**STATED GOAL:**
Nothing in the data should change when you return it, but leave the pictures out.

**GIVEN DATA:**

____

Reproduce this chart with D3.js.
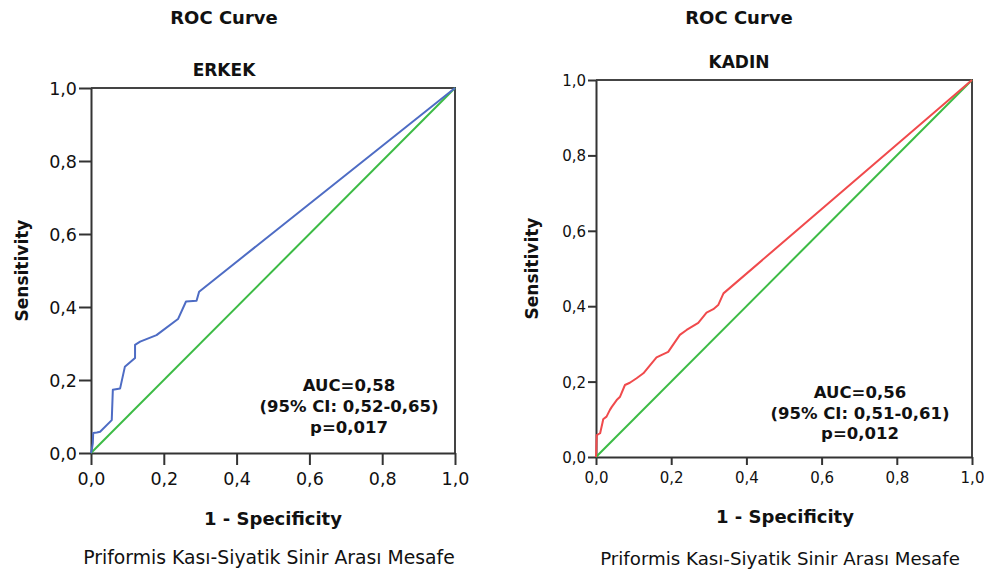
<!DOCTYPE html>
<html>
<head>
<meta charset="utf-8">
<script src="https://cdnjs.cloudflare.com/ajax/libs/d3/7.8.5/d3.min.js"></script>
<style>
  body { margin: 0; background: #fff; }
  text { font-family: "DejaVu Sans", Verdana, sans-serif; fill: #111; }
</style>
</head>
<body>
<div id="chartArea"></div>
<script>
// ROC points (1 - specificity, sensitivity)
var erkekFpr = [0, 0.002, 0.005, 0.006, 0.016, 0.025, 0.057, 0.06, 0.08, 0.093, 0.121, 0.121, 0.135, 0.18, 0.239, 0.261, 0.29, 0.297, 1];
var erkekTpr = [0, 0.008, 0.027, 0.055, 0.056, 0.058, 0.09, 0.173, 0.177, 0.236, 0.26, 0.296, 0.305, 0.323, 0.367, 0.415, 0.417, 0.442, 1];

var kadinFpr = [0, 0.002, 0.011, 0.018, 0.019, 0.028, 0.037, 0.042, 0.055, 0.064, 0.077, 0.09, 0.108, 0.126, 0.144, 0.161, 0.175, 0.192, 0.223, 0.241, 0.272, 0.294, 0.312, 0.325, 0.339, 1];
var kadinTpr = [0, 0.058, 0.063, 0.094, 0.1, 0.107, 0.125, 0.133, 0.151, 0.16, 0.191, 0.197, 0.209, 0.222, 0.244, 0.264, 0.271, 0.279, 0.324, 0.337, 0.356, 0.383, 0.392, 0.403, 0.434, 1];

var refLine = [0, 1];
var tickValues = [0, 0.2, 0.4, 0.6, 0.8, 1];
var tickLabels = ['0,0', '0,2', '0,4', '0,6', '0,8', '1,0'];

var erkekStats = ['AUC=0,58', '(95% CI: 0,52-0,65)', 'p=0,017'];
var kadinStats = ['AUC=0,56', '(95% CI: 0,51-0,61)', 'p=0,012'];

var mainTitle = 'ROC Curve';
var xTitle = '1 - Specificity';
var yTitle = 'Sensitivity';
var footer = 'Priformis Kası-Siyatik Sinir Arası Mesafe';

var w = 984, h = 571;

var svg = d3.select('#chartArea').append('svg')
    .attr('width', w)
    .attr('height', h);

function drawPanel(p) {
    var xScale = d3.scaleLinear().domain([0, 1]).range([p.left, p.right]);
    var yScale = d3.scaleLinear().domain([0, 1]).range([p.bottom, p.top]);
    var g = svg.append('g');

    // frame (top + right)
    g.append('path')
        .attr('d', 'M' + p.left + ',' + p.top + 'H' + p.right + 'V' + p.bottom)
        .attr('fill', 'none')
        .attr('stroke', '#444')
        .attr('stroke-width', 2);

    var xAxis = d3.axisBottom(xScale)
        .tickValues(tickValues)
        .tickSize(p.tick)
        .tickSizeOuter(0)
        .tickFormat(function (d, i) { return tickLabels[i]; });
    var yAxis = d3.axisLeft(yScale)
        .tickValues(tickValues)
        .tickSize(p.tick)
        .tickSizeOuter(0)
        .tickFormat(function (d, i) { return tickLabels[i]; });

    var gx = g.append('g')
        .attr('transform', 'translate(0,' + p.bottom + ')')
        .call(xAxis);
    var gy = g.append('g')
        .attr('transform', 'translate(' + p.left + ',0)')
        .call(yAxis);

    [gx, gy].forEach(function (ax) {
        ax.select('.domain').attr('stroke', '#333').attr('stroke-width', 2);
        ax.selectAll('.tick line').attr('stroke', '#333').attr('stroke-width', 2);
        ax.selectAll('.tick text')
            .style('font-family', '"DejaVu Sans", sans-serif')
            .style('font-size', p.tickFont + 'px')
            .attr('fill', '#222');
    });
    gx.selectAll('.tick text').attr('y', p.tick + 5).attr('dy', '0.85em');
    gy.selectAll('.tick text').attr('x', -p.tick - 2).attr('dy', '0.36em');

    var line = d3.line()
        .x(function (d) { return xScale(d[0]); })
        .y(function (d) { return yScale(d[1]); });

    g.append('path')
        .datum(refLine.map(function (v) { return [v, v]; }))
        .attr('d', line)
        .attr('fill', 'none')
        .attr('stroke', p.refColor)
        .attr('stroke-width', 2);

    g.append('path')
        .datum(p.fpr.map(function (v, i) { return [v, p.tpr[i]]; }))
        .attr('d', line)
        .attr('fill', 'none')
        .attr('stroke', p.color)
        .attr('stroke-width', 2)
        .attr('stroke-linejoin', 'round');

    // titles
    g.append('text')
        .attr('x', p.titleX).attr('y', 24)
        .attr('text-anchor', 'middle')
        .style('font-weight', 'bold').style('font-size', '18px')
        .text(mainTitle);
    g.append('text')
        .attr('x', p.titleX).attr('y', p.subY)
        .attr('text-anchor', 'middle')
        .style('font-weight', 'bold').style('font-size', '17px')
        .text(p.group);

    g.append('text')
        .attr('x', (p.left + p.right) / 2 + p.xTitleShift).attr('y', p.xTitleY)
        .attr('text-anchor', 'middle')
        .style('font-weight', 'bold').style('font-size', '18px')
        .text(xTitle);

    g.append('text')
        .attr('transform', 'translate(' + p.yTitleX + ',' + (p.top + p.bottom) / 2 + ') rotate(-90)')
        .attr('text-anchor', 'middle')
        .style('font-weight', 'bold').style('font-size', '17px')
        .text(yTitle);

    g.append('text')
        .attr('x', p.footX).attr('y', p.footY)
        .attr('text-anchor', 'middle')
        .style('font-size', p.footFont + 'px')
        .attr('fill', '#222')
        .text(footer);

    g.selectAll('.stat')
        .data(p.stats)
        .enter()
        .append('text')
        .attr('class', 'stat')
        .attr('x', p.statX)
        .attr('y', function (d, i) { return p.statY + i * p.statGap; })
        .attr('text-anchor', 'middle')
        .style('font-weight', 'bold')
        .style('font-size', p.statFont + 'px')
        .text(function (d) { return d; });
}

drawPanel({
    left: 91, right: 455, top: 88, bottom: 453, tick: 12, tickFont: 17.5,
    fpr: erkekFpr, tpr: erkekTpr, color: '#4e6cc4', refColor: '#3cbb45',
    group: 'ERKEK', titleX: 224, subY: 76,
    xTitleShift: 0, xTitleY: 525, yTitleX: 28,
    footX: 269, footY: 564, footFont: 18.8,
    stats: erkekStats, statX: 349, statY: 391, statGap: 21, statFont: 16.5
});

drawPanel({
    left: 596, right: 972, top: 80, bottom: 457, tick: 8, tickFont: 15,
    fpr: kadinFpr, tpr: kadinTpr, color: '#f04a4c', refColor: '#3cbb45',
    group: 'KADIN', titleX: 739, subY: 68,
    xTitleShift: 1, xTitleY: 523, yTitleX: 538,
    footX: 780, footY: 565, footFont: 18.2,
    stats: kadinStats, statX: 860, statY: 398, statGap: 20.5, statFont: 16.5
});
</script>
</body>
</html>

____

**WRITTEN SOLUTION:**
Reproduce this chart with D3.js.
<!DOCTYPE html>
<html>
<head>
<meta charset="utf-8">
<script src="https://cdnjs.cloudflare.com/ajax/libs/d3/7.8.5/d3.min.js"></script>
<style>
  body { margin: 0; background: #fff; }
  text { font-family: "DejaVu Sans", Verdana, sans-serif; fill: #111; }
</style>
</head>
<body>
<div id="chartArea"></div>
<script>
// ROC points (1 - specificity, sensitivity)
var erkekFpr = [0, 0.002, 0.005, 0.006, 0.016, 0.025, 0.057, 0.06, 0.08, 0.093, 0.121, 0.121, 0.135, 0.18, 0.239, 0.261, 0.29, 0.297, 1];
var erkekTpr = [0, 0.008, 0.027, 0.055, 0.056, 0.058, 0.09, 0.173, 0.177, 0.236, 0.26, 0.296, 0.305, 0.323, 0.367, 0.415, 0.417, 0.442, 1];

var kadinFpr = [0, 0.002, 0.011, 0.018, 0.019, 0.028, 0.037, 0.042, 0.055, 0.064, 0.077, 0.09, 0.108, 0.126, 0.144, 0.161, 0.175, 0.192, 0.223, 0.241, 0.272, 0.294, 0.312, 0.325, 0.339, 1];
var kadinTpr = [0, 0.058, 0.063, 0.094, 0.1, 0.107, 0.125, 0.133, 0.151, 0.16, 0.191, 0.197, 0.209, 0.222, 0.244, 0.264, 0.271, 0.279, 0.324, 0.337, 0.356, 0.383, 0.392, 0.403, 0.434, 1];

var refLine = [0, 1];
var tickValues = [0, 0.2, 0.4, 0.6, 0.8, 1];
var tickLabels = ['0,0', '0,2', '0,4', '0,6', '0,8', '1,0'];

var erkekStats = ['AUC=0,58', '(95% CI: 0,52-0,65)', 'p=0,017'];
var kadinStats = ['AUC=0,56', '(95% CI: 0,51-0,61)', 'p=0,012'];

var mainTitle = 'ROC Curve';
var xTitle = '1 - Specificity';
var yTitle = 'Sensitivity';
var footer = 'Priformis Kası-Siyatik Sinir Arası Mesafe';

var w = 984, h = 571;

var svg = d3.select('#chartArea').append('svg')
    .attr('width', w)
    .attr('height', h);

function drawPanel(p) {
    var xScale = d3.scaleLinear().domain([0, 1]).range([p.left, p.right]);
    var yScale = d3.scaleLinear().domain([0, 1]).range([p.bottom, p.top]);
    var g = svg.append('g');

    // frame (top + right)
    g.append('path')
        .attr('d', 'M' + p.left + ',' + p.top + 'H' + p.right + 'V' + p.bottom)
        .attr('fill', 'none')
        .attr('stroke', '#444')
        .attr('stroke-width', 2);

    var xAxis = d3.axisBottom(xScale)
        .tickValues(tickValues)
        .tickSize(p.tick)
        .tickSizeOuter(0)
        .tickFormat(function (d, i) { return tickLabels[i]; });
    var yAxis = d3.axisLeft(yScale)
        .tickValues(tickValues)
        .tickSize(p.tick)
        .tickSizeOuter(0)
        .tickFormat(function (d, i) { return tickLabels[i]; });

    var gx = g.append('g')
        .attr('transform', 'translate(0,' + p.bottom + ')')
        .call(xAxis);
    var gy = g.append('g')
        .attr('transform', 'translate(' + p.left + ',0)')
        .call(yAxis);

    [gx, gy].forEach(function (ax) {
        ax.select('.domain').attr('stroke', '#333').attr('stroke-width', 2);
        ax.selectAll('.tick line').attr('stroke', '#333').attr('stroke-width', 2);
        ax.selectAll('.tick text')
            .style('font-family', '"DejaVu Sans", sans-serif')
            .style('font-size', p.tickFont + 'px')
            .attr('fill', '#222');
    });
    gx.selectAll('.tick text').attr('y', p.tick + 5).attr('dy', '0.85em');
    gy.selectAll('.tick text').attr('x', -p.tick - 2).attr('dy', '0.36em');

    var line = d3.line()
        .x(function (d) { return xScale(d[0]); })
        .y(function (d) { return yScale(d[1]); });

    g.append('path')
        .datum(refLine.map(function (v) { return [v, v]; }))
        .attr('d', line)
        .attr('fill', 'none')
        .attr('stroke', p.refColor)
        .attr('stroke-width', 2);

    g.append('path')
        .datum(p.fpr.map(function (v, i) { return [v, p.tpr[i]]; }))
        .attr('d', line)
        .attr('fill', 'none')
        .attr('stroke', p.color)
        .attr('stroke-width', 2)
        .attr('stroke-linejoin', 'round');

    // titles
    g.append('text')
        .attr('x', p.titleX).attr('y', 24)
        .attr('text-anchor', 'middle')
        .style('font-weight', 'bold').style('font-size', '18px')
        .text(mainTitle);
    g.append('text')
        .attr('x', p.titleX).attr('y', p.subY)
        .attr('text-anchor', 'middle')
        .style('font-weight', 'bold').style('font-size', '17px')
        .text(p.group);

    g.append('text')
        .attr('x', (p.left + p.right) / 2 + p.xTitleShift).attr('y', p.xTitleY)
        .attr('text-anchor', 'middle')
        .style('font-weight', 'bold').style('font-size', '18px')
        .text(xTitle);

    g.append('text')
        .attr('transform', 'translate(' + p.yTitleX + ',' + (p.top + p.bottom) / 2 + ') rotate(-90)')
        .attr('text-anchor', 'middle')
        .style('font-weight', 'bold').style('font-size', '17px')
        .text(yTitle);

    g.append('text')
        .attr('x', p.footX).attr('y', p.footY)
        .attr('text-anchor', 'middle')
        .style('font-size', p.footFont + 'px')
        .attr('fill', '#222')
        .text(footer);

    g.selectAll('.stat')
        .data(p.stats)
        .enter()
        .append('text')
        .attr('class', 'stat')
        .attr('x', p.statX)
        .attr('y', function (d, i) { return p.statY + i * p.statGap; })
        .attr('text-anchor', 'middle')
        .style('font-weight', 'bold')
        .style('font-size', p.statFont + 'px')
        .text(function (d) { return d; });
}

drawPanel({
    left: 91, right: 455, top: 88, bottom: 453, tick: 12, tickFont: 17.5,
    fpr: erkekFpr, tpr: erkekTpr, color: '#4e6cc4', refColor: '#3cbb45',
    group: 'ERKEK', titleX: 224, subY: 76,
    xTitleShift: 0, xTitleY: 525, yTitleX: 28,
    footX: 269, footY: 564, footFont: 18.8,
    stats: erkekStats, statX: 349, statY: 391, statGap: 21, statFont: 16.5
});

drawPanel({
    left: 596, right: 972, top: 80, bottom: 457, tick: 8, tickFont: 15,
    fpr: kadinFpr, tpr: kadinTpr, color: '#f04a4c', refColor: '#3cbb45',
    group: 'KADIN', titleX: 739, subY: 68,
    xTitleShift: 1, xTitleY: 523, yTitleX: 538,
    footX: 780, footY: 565, footFont: 18.2,
    stats: kadinStats, statX: 860, statY: 398, statGap: 20.5, statFont: 16.5
});
</script>
</body>
</html>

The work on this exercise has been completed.